-- Start Information supplied --

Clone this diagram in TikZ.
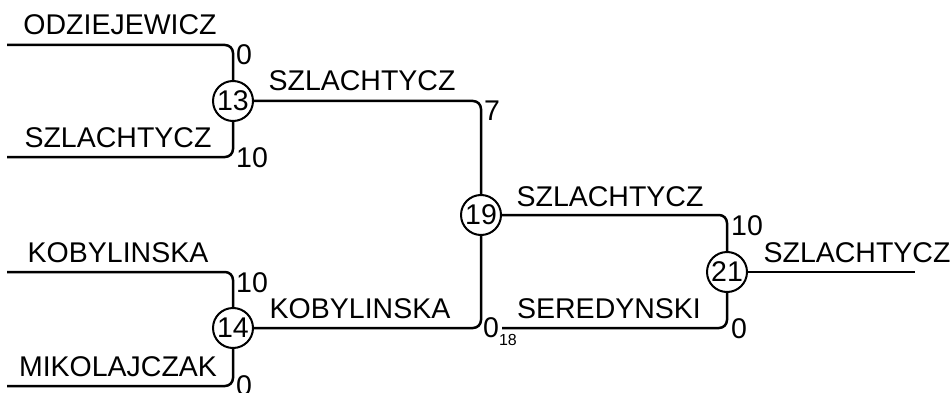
\documentclass[tikz,border=0pt]{standalone}
\usepackage{fontspec}
\setmainfont{Liberation Sans}

\tikzset{
	match/.style={draw, circle, line width=2pt, minimum size=40pt, inner sep=0pt, font=\fontsize{28.5}{30}\selectfont},
	player/.style={anchor=base, inner sep=0pt, font=\fontsize{28.5}{30}\selectfont},
	score/.style={anchor=base west, inner sep=0pt, font=\fontsize{28.5}{30}\selectfont},
	bracket/.style={line width=2.5pt, rounded corners=8pt},
}

\begin{document}
\begin{tikzpicture}[x=1pt,y=-1pt]
	\useasboundingbox (0,0) rectangle (952,393);

	%the matches
	\node[match] (m13) at (233,101) {13};
	\node[match] (m14) at (233,328) {14};
	\node[match] (m19) at (481,215) {19};
	\node[match] (m21) at (727,272) {21};

	%free ends of the lines
	\coordinate (odz) at (7,45);
	\coordinate (szl) at (7,157);
	\coordinate (kob) at (7,272);
	\coordinate (mik) at (7,386);
	\coordinate (ser) at (502,328);
	\coordinate (win) at (915,272);

	%draw the bracket
	\draw[bracket] (odz) -| (m13);
	\draw[bracket] (szl) -| (m13);
	\draw[bracket] (kob) -| (m14);
	\draw[bracket] (mik) -| (m14);
	\draw[bracket] (m13) -| (m19);
	\draw[bracket] (m14) -| (m19);
	\draw[bracket] (m19) -| (m21);
	\draw[bracket] (ser) -| (m21);
	\draw[bracket] (m21) -- (win);

	%names above the lines
	\node[player] (nodz) at (120,35) {ODZIEJEWICZ};
	\node[player] (nszl) at (118,147) {SZLACHTYCZ};
	\node[player] (nkob) at (118,262) {KOBYLINSKA};
	\node[player] (nmik) at (118,376) {MIKOLAJCZAK};
	\node[player] (w13) at (362,91) {SZLACHTYCZ};
	\node[player] (w14) at (360,318) {KOBYLINSKA};
	\node[player] (w19) at (610,206) {SZLACHTYCZ};
	\node[player] (nser) at (609,318) {SEREDYNSKI};
	\node[player] (w21) at (857,262) {SZLACHTYCZ};

	%scores
	\node[score] (s13a) at (236,65) {0};
	\node[score] (s13b) at (236,167) {10};
	\node[score] (s14a) at (236,292) {10};
	\node[score] (s14b) at (236,395) {0};
	\node[score] (s19a) at (484,121) {7};
	\node[score] (s19b) at (483,337) {0\raisebox{-8pt}{\fontsize{16}{17}\selectfont 18}};
	\node[score] (s21a) at (731,235) {10};
	\node[score] (s21b) at (731,338) {0};

\end{tikzpicture}
\end{document}
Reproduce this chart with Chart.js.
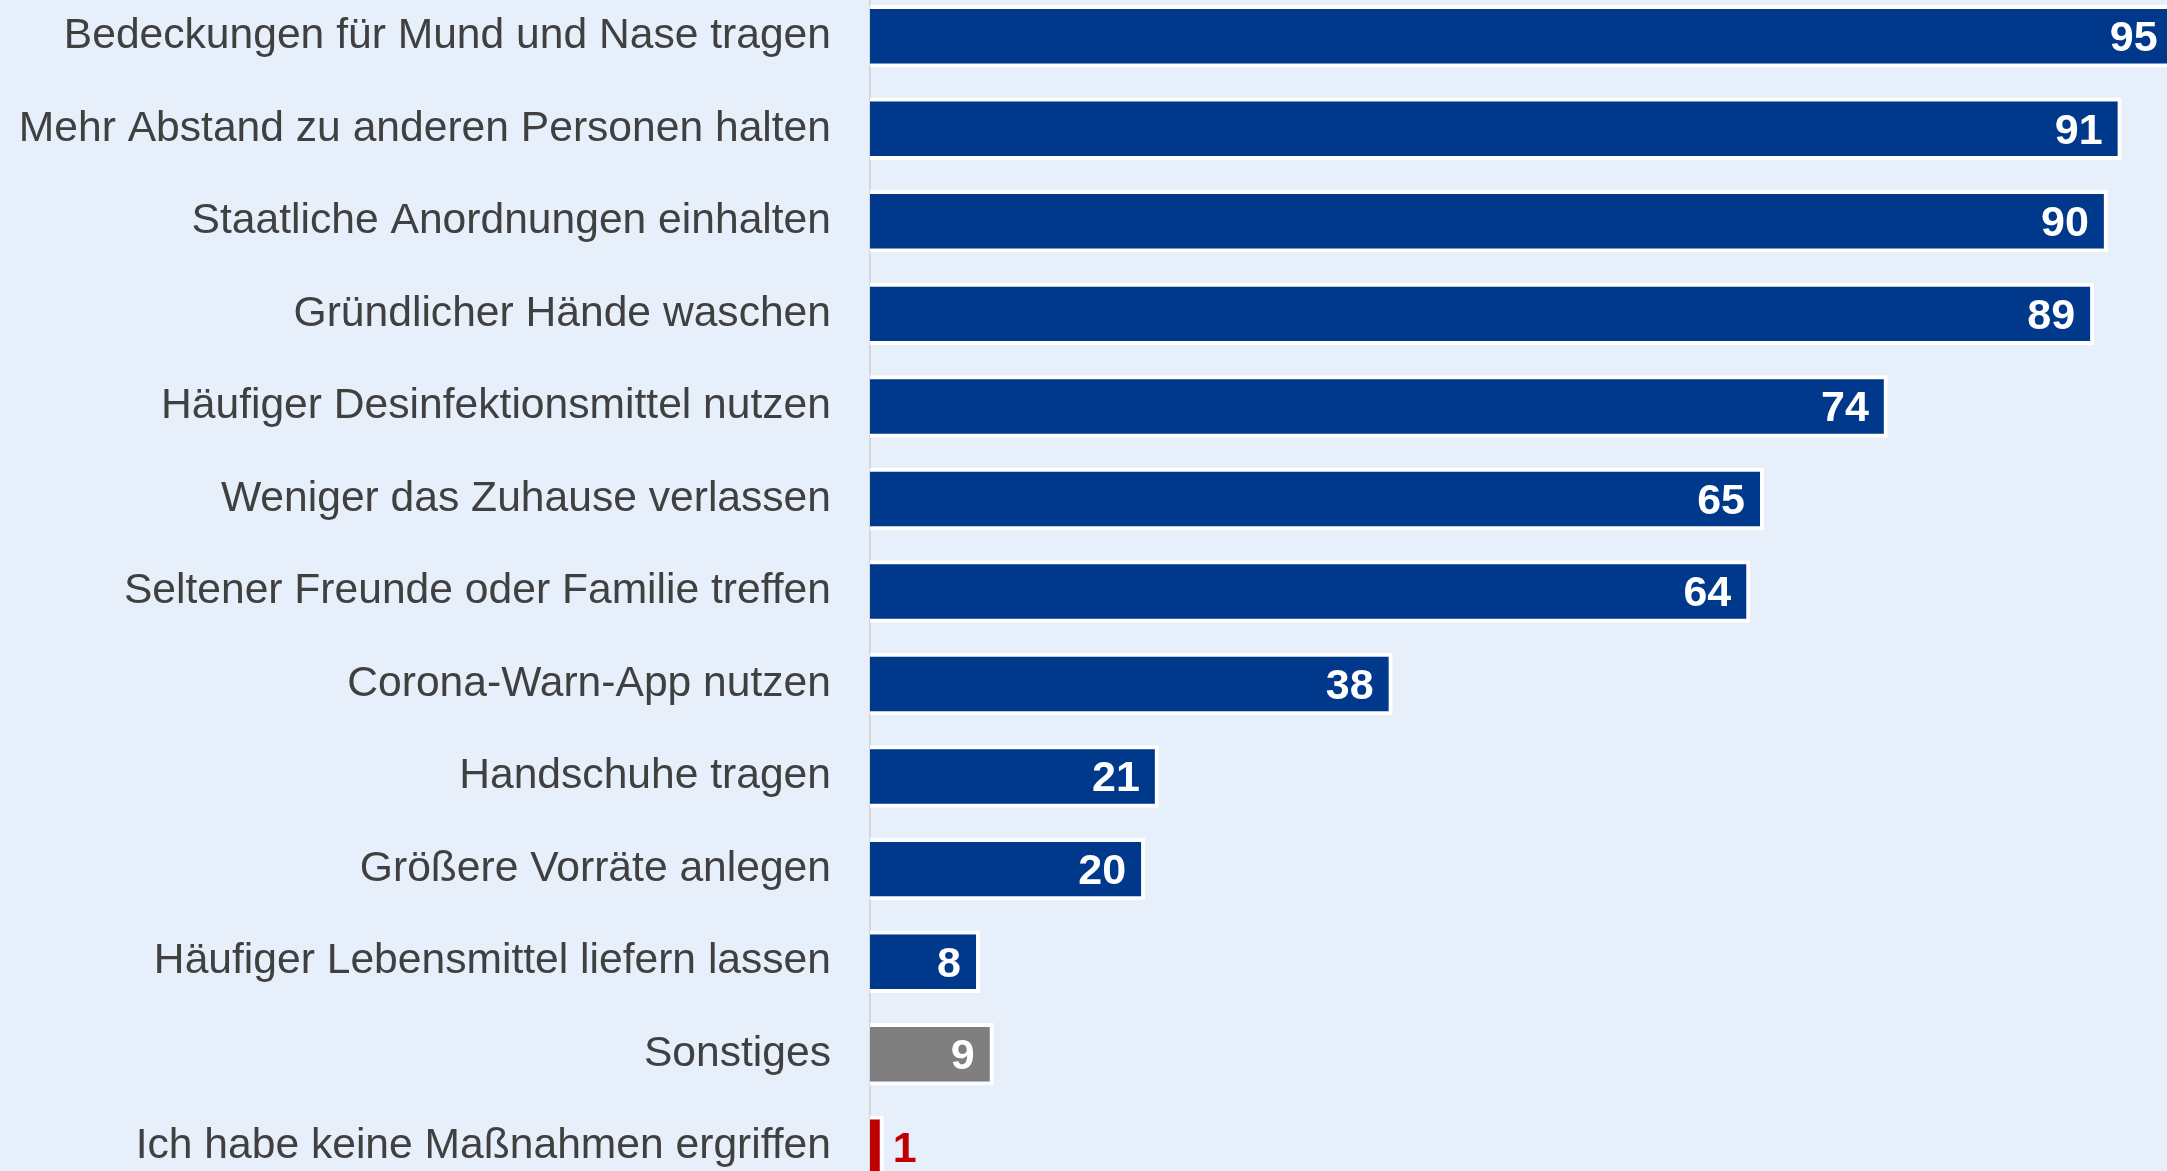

-- End Information supplied --

Goal of the exercise
Omit the pictures and give the material again, exactly and in full.

The reply
Clone this diagram in TikZ.
\documentclass[tikz,border=0pt]{standalone}
\usepackage{fontspec}
\setmainfont{Liberation Sans}

\tikzset{
	match/.style={draw, circle, line width=2pt, minimum size=40pt, inner sep=0pt, font=\fontsize{28.5}{30}\selectfont},
	player/.style={anchor=base, inner sep=0pt, font=\fontsize{28.5}{30}\selectfont},
	score/.style={anchor=base west, inner sep=0pt, font=\fontsize{28.5}{30}\selectfont},
	bracket/.style={line width=2.5pt, rounded corners=8pt},
}

\begin{document}
\begin{tikzpicture}[x=1pt,y=-1pt]
	\useasboundingbox (0,0) rectangle (952,393);

	%the matches
	\node[match] (m13) at (233,101) {13};
	\node[match] (m14) at (233,328) {14};
	\node[match] (m19) at (481,215) {19};
	\node[match] (m21) at (727,272) {21};

	%free ends of the lines
	\coordinate (odz) at (7,45);
	\coordinate (szl) at (7,157);
	\coordinate (kob) at (7,272);
	\coordinate (mik) at (7,386);
	\coordinate (ser) at (502,328);
	\coordinate (win) at (915,272);

	%draw the bracket
	\draw[bracket] (odz) -| (m13);
	\draw[bracket] (szl) -| (m13);
	\draw[bracket] (kob) -| (m14);
	\draw[bracket] (mik) -| (m14);
	\draw[bracket] (m13) -| (m19);
	\draw[bracket] (m14) -| (m19);
	\draw[bracket] (m19) -| (m21);
	\draw[bracket] (ser) -| (m21);
	\draw[bracket] (m21) -- (win);

	%names above the lines
	\node[player] (nodz) at (120,35) {ODZIEJEWICZ};
	\node[player] (nszl) at (118,147) {SZLACHTYCZ};
	\node[player] (nkob) at (118,262) {KOBYLINSKA};
	\node[player] (nmik) at (118,376) {MIKOLAJCZAK};
	\node[player] (w13) at (362,91) {SZLACHTYCZ};
	\node[player] (w14) at (360,318) {KOBYLINSKA};
	\node[player] (w19) at (610,206) {SZLACHTYCZ};
	\node[player] (nser) at (609,318) {SEREDYNSKI};
	\node[player] (w21) at (857,262) {SZLACHTYCZ};

	%scores
	\node[score] (s13a) at (236,65) {0};
	\node[score] (s13b) at (236,167) {10};
	\node[score] (s14a) at (236,292) {10};
	\node[score] (s14b) at (236,395) {0};
	\node[score] (s19a) at (484,121) {7};
	\node[score] (s19b) at (483,337) {0\raisebox{-8pt}{\fontsize{16}{17}\selectfont 18}};
	\node[score] (s21a) at (731,235) {10};
	\node[score] (s21b) at (731,338) {0};

\end{tikzpicture}
\end{document}
Reproduce this chart with Chart.js.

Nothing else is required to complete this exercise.